Repeat every line of the data exactly, but not the pictures.
********************
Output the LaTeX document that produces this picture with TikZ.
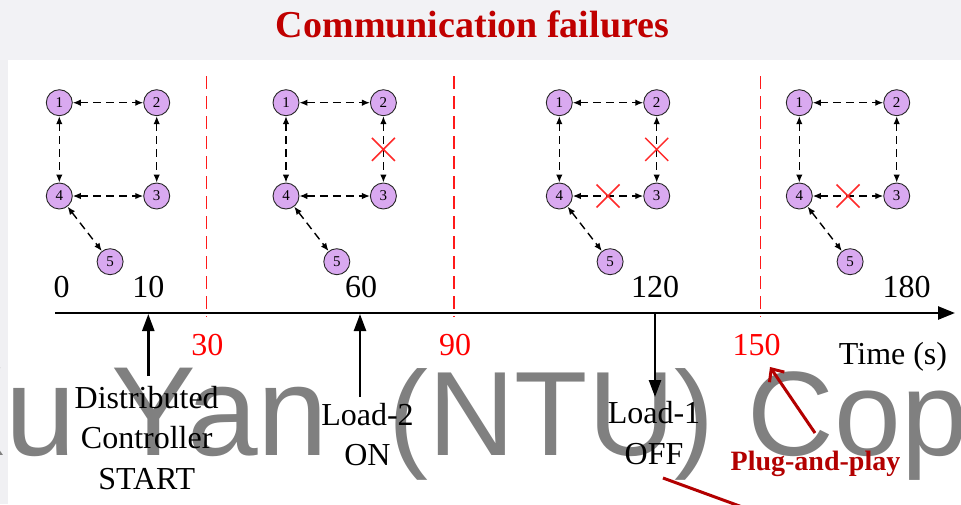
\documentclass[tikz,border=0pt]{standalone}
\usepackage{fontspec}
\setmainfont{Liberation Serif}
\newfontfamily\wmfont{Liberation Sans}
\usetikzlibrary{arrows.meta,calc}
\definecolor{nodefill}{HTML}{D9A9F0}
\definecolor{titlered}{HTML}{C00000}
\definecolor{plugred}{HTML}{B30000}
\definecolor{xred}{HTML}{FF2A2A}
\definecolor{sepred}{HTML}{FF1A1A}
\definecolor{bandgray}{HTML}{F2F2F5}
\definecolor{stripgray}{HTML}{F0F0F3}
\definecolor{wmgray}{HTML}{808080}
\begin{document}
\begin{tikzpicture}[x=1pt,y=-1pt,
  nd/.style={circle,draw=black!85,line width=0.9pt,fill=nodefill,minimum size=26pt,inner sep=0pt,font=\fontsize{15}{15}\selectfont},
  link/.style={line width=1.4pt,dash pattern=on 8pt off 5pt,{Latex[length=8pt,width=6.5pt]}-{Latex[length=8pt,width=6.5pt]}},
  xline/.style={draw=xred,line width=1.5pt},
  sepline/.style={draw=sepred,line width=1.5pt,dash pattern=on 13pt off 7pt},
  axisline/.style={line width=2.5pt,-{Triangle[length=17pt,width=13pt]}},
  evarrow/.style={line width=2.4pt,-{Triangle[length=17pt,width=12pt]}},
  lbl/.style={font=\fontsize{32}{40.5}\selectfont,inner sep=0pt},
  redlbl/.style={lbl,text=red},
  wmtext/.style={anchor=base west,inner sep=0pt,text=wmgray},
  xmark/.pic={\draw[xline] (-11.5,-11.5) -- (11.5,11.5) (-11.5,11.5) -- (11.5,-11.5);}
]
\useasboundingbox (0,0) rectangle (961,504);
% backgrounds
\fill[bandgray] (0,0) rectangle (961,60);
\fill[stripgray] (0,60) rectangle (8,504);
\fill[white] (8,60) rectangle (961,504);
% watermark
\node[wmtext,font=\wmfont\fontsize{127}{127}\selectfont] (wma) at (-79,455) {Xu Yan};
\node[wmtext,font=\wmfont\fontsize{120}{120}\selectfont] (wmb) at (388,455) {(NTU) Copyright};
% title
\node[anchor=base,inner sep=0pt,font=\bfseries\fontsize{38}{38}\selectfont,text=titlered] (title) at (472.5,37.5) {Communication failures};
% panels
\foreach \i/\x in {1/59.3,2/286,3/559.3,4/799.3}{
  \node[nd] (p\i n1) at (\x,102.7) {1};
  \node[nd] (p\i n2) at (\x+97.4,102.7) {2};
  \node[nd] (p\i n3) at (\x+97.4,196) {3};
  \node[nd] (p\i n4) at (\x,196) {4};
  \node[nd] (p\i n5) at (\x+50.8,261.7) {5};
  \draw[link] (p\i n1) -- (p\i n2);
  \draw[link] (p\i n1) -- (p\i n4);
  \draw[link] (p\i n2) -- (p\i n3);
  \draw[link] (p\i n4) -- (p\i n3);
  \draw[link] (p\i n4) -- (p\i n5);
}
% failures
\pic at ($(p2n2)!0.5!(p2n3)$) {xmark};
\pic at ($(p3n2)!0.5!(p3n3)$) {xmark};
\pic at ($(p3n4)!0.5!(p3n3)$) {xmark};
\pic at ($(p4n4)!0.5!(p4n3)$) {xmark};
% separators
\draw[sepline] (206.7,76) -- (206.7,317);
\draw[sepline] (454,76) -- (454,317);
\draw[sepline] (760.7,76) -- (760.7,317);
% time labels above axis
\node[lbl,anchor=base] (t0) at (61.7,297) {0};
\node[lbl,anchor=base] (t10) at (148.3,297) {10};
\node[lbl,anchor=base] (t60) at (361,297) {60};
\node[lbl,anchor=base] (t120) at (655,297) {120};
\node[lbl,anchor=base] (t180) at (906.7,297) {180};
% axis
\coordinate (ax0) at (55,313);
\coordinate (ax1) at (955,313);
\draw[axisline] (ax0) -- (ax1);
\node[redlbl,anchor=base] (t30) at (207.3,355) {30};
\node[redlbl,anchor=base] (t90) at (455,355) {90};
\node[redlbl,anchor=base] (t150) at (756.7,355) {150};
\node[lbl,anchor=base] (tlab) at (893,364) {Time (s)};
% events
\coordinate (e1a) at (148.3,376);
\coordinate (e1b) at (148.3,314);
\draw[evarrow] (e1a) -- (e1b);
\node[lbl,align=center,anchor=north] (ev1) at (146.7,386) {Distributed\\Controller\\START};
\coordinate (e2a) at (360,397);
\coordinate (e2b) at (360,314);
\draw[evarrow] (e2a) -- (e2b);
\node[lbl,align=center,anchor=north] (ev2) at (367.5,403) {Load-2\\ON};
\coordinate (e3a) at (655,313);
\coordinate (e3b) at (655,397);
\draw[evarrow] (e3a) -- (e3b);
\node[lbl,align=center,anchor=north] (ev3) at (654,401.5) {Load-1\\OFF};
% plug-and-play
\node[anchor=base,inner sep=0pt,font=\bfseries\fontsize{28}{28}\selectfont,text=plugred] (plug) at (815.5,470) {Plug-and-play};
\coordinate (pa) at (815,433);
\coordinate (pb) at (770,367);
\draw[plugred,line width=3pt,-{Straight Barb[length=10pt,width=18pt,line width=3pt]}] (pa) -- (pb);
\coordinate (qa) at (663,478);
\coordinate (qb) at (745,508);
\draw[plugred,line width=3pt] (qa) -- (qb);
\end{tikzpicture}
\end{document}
********************
Task answer:
Output the LaTeX document that produces this picture with TikZ.
\documentclass[tikz,border=0pt]{standalone}
\usepackage{fontspec}
\setmainfont{Liberation Serif}
\newfontfamily\wmfont{Liberation Sans}
\usetikzlibrary{arrows.meta,calc}
\definecolor{nodefill}{HTML}{D9A9F0}
\definecolor{titlered}{HTML}{C00000}
\definecolor{plugred}{HTML}{B30000}
\definecolor{xred}{HTML}{FF2A2A}
\definecolor{sepred}{HTML}{FF1A1A}
\definecolor{bandgray}{HTML}{F2F2F5}
\definecolor{stripgray}{HTML}{F0F0F3}
\definecolor{wmgray}{HTML}{808080}
\begin{document}
\begin{tikzpicture}[x=1pt,y=-1pt,
  nd/.style={circle,draw=black!85,line width=0.9pt,fill=nodefill,minimum size=26pt,inner sep=0pt,font=\fontsize{15}{15}\selectfont},
  link/.style={line width=1.4pt,dash pattern=on 8pt off 5pt,{Latex[length=8pt,width=6.5pt]}-{Latex[length=8pt,width=6.5pt]}},
  xline/.style={draw=xred,line width=1.5pt},
  sepline/.style={draw=sepred,line width=1.5pt,dash pattern=on 13pt off 7pt},
  axisline/.style={line width=2.5pt,-{Triangle[length=17pt,width=13pt]}},
  evarrow/.style={line width=2.4pt,-{Triangle[length=17pt,width=12pt]}},
  lbl/.style={font=\fontsize{32}{40.5}\selectfont,inner sep=0pt},
  redlbl/.style={lbl,text=red},
  wmtext/.style={anchor=base west,inner sep=0pt,text=wmgray},
  xmark/.pic={\draw[xline] (-11.5,-11.5) -- (11.5,11.5) (-11.5,11.5) -- (11.5,-11.5);}
]
\useasboundingbox (0,0) rectangle (961,504);
% backgrounds
\fill[bandgray] (0,0) rectangle (961,60);
\fill[stripgray] (0,60) rectangle (8,504);
\fill[white] (8,60) rectangle (961,504);
% watermark
\node[wmtext,font=\wmfont\fontsize{127}{127}\selectfont] (wma) at (-79,455) {Xu Yan};
\node[wmtext,font=\wmfont\fontsize{120}{120}\selectfont] (wmb) at (388,455) {(NTU) Copyright};
% title
\node[anchor=base,inner sep=0pt,font=\bfseries\fontsize{38}{38}\selectfont,text=titlered] (title) at (472.5,37.5) {Communication failures};
% panels
\foreach \i/\x in {1/59.3,2/286,3/559.3,4/799.3}{
  \node[nd] (p\i n1) at (\x,102.7) {1};
  \node[nd] (p\i n2) at (\x+97.4,102.7) {2};
  \node[nd] (p\i n3) at (\x+97.4,196) {3};
  \node[nd] (p\i n4) at (\x,196) {4};
  \node[nd] (p\i n5) at (\x+50.8,261.7) {5};
  \draw[link] (p\i n1) -- (p\i n2);
  \draw[link] (p\i n1) -- (p\i n4);
  \draw[link] (p\i n2) -- (p\i n3);
  \draw[link] (p\i n4) -- (p\i n3);
  \draw[link] (p\i n4) -- (p\i n5);
}
% failures
\pic at ($(p2n2)!0.5!(p2n3)$) {xmark};
\pic at ($(p3n2)!0.5!(p3n3)$) {xmark};
\pic at ($(p3n4)!0.5!(p3n3)$) {xmark};
\pic at ($(p4n4)!0.5!(p4n3)$) {xmark};
% separators
\draw[sepline] (206.7,76) -- (206.7,317);
\draw[sepline] (454,76) -- (454,317);
\draw[sepline] (760.7,76) -- (760.7,317);
% time labels above axis
\node[lbl,anchor=base] (t0) at (61.7,297) {0};
\node[lbl,anchor=base] (t10) at (148.3,297) {10};
\node[lbl,anchor=base] (t60) at (361,297) {60};
\node[lbl,anchor=base] (t120) at (655,297) {120};
\node[lbl,anchor=base] (t180) at (906.7,297) {180};
% axis
\coordinate (ax0) at (55,313);
\coordinate (ax1) at (955,313);
\draw[axisline] (ax0) -- (ax1);
\node[redlbl,anchor=base] (t30) at (207.3,355) {30};
\node[redlbl,anchor=base] (t90) at (455,355) {90};
\node[redlbl,anchor=base] (t150) at (756.7,355) {150};
\node[lbl,anchor=base] (tlab) at (893,364) {Time (s)};
% events
\coordinate (e1a) at (148.3,376);
\coordinate (e1b) at (148.3,314);
\draw[evarrow] (e1a) -- (e1b);
\node[lbl,align=center,anchor=north] (ev1) at (146.7,386) {Distributed\\Controller\\START};
\coordinate (e2a) at (360,397);
\coordinate (e2b) at (360,314);
\draw[evarrow] (e2a) -- (e2b);
\node[lbl,align=center,anchor=north] (ev2) at (367.5,403) {Load-2\\ON};
\coordinate (e3a) at (655,313);
\coordinate (e3b) at (655,397);
\draw[evarrow] (e3a) -- (e3b);
\node[lbl,align=center,anchor=north] (ev3) at (654,401.5) {Load-1\\OFF};
% plug-and-play
\node[anchor=base,inner sep=0pt,font=\bfseries\fontsize{28}{28}\selectfont,text=plugred] (plug) at (815.5,470) {Plug-and-play};
\coordinate (pa) at (815,433);
\coordinate (pb) at (770,367);
\draw[plugred,line width=3pt,-{Straight Barb[length=10pt,width=18pt,line width=3pt]}] (pa) -- (pb);
\coordinate (qa) at (663,478);
\coordinate (qb) at (745,508);
\draw[plugred,line width=3pt] (qa) -- (qb);
\end{tikzpicture}
\end{document}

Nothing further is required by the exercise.